■ **EXERCISE**:
Gather all lines with the word "this" in them.

---- RECORDS SHOWN

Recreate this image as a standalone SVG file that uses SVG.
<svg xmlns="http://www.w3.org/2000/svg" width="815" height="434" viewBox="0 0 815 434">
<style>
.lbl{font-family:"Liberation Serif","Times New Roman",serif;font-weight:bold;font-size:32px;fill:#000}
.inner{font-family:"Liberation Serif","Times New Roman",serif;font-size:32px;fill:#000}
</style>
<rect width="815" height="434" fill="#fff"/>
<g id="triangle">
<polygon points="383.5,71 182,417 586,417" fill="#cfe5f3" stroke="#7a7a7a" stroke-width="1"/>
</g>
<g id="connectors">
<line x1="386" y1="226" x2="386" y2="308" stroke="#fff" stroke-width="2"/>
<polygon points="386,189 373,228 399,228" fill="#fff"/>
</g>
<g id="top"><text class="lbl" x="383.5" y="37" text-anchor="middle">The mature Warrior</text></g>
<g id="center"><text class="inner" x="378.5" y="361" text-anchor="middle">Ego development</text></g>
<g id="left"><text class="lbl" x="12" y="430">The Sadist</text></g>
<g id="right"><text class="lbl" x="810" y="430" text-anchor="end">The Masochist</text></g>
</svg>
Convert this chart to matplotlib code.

--------

■ **FULL SOLUTION**:
Recreate this image as a standalone SVG file that uses SVG.
Convert this chart to matplotlib code.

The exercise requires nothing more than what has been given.